Custom Encoding For Shellcode

Tired of your payloads constantly getting detected? Tried MSFVenom and still have had no luck with making it past EDR? 

Then read on for to how to make your own encoder.

Preface:

Before we get into the weeds, I have to credit the project that this was heavily based on by ired.team. It can be found by following the hyperlink. I took it one step further by combining it into one Windows based script and showing applications as well as analyzing the detection's.

Now onto the fun:

The code for the project can be found here. One should have familiarity with Powershell and hex while working through this. Knowledge of assembly isn't required, but things will make more sense with it. ired.team should be credited for heavily for all of this, but especially for commenting the assembly file, it helps a lot with understand it.

The first step is to encode our hex payload. For this we will use Powershell. We run through the hex encoded string and XOR it, add to it, and then XOR it again, before returning the new encoded string.

Running this returns our new encoded string and the size of it. 

The size is needed for our assembly to properly know how many bytes to process.

With the size and newly encoded shellcode, we can then move on to our assembly file. 

This is a quick assembly file that loops through our encoding scheme in reverse.

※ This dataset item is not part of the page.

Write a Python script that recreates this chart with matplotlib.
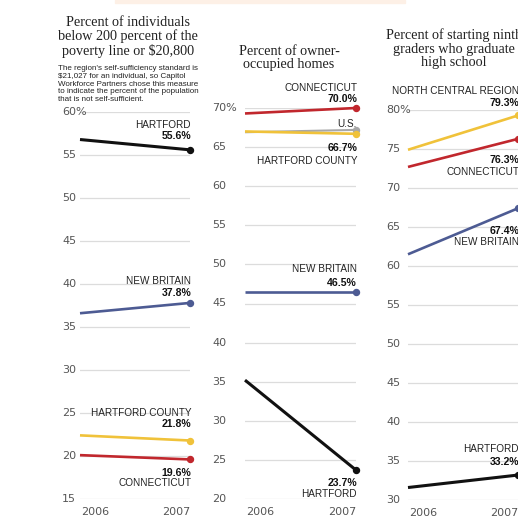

The math operations happen in reverse of what we use in our encoding scheme because we want to generate instructions for undoing it. This way, when we compile our code, we get back the encoded shellcode as well as the assembly operations for decoding it. We can run it through nasm nasm -f win64 .\decode.asm -o Decode and examine the output in CFF Explorer. This looks like below.


The highlighted section starts at EB 1E and, you might notice, ends at the last character of our payload, 3F 20. This blocks includes our decode scheme and our encoded payload. So when we load the payload into an application, it knows how to decode it as shown below. The encoded version is on the left and the decoded is on the right.

Applying what we've done:

With this shellcode, we can insert it into an application using something like Frampton

Frampton is a tool to insert shellcode into code caves within applications. Code caves are a whole different topic to get into but the long and short of it is that after compiling programs there's empty space left over. This space can be filled with our code that's either pointing to an external resource or by finding a cave large enough to fit our whole payload. Once Frampton finds and inserts into this code cave, it changes the execution point to start where our cave is filled, and works from there. 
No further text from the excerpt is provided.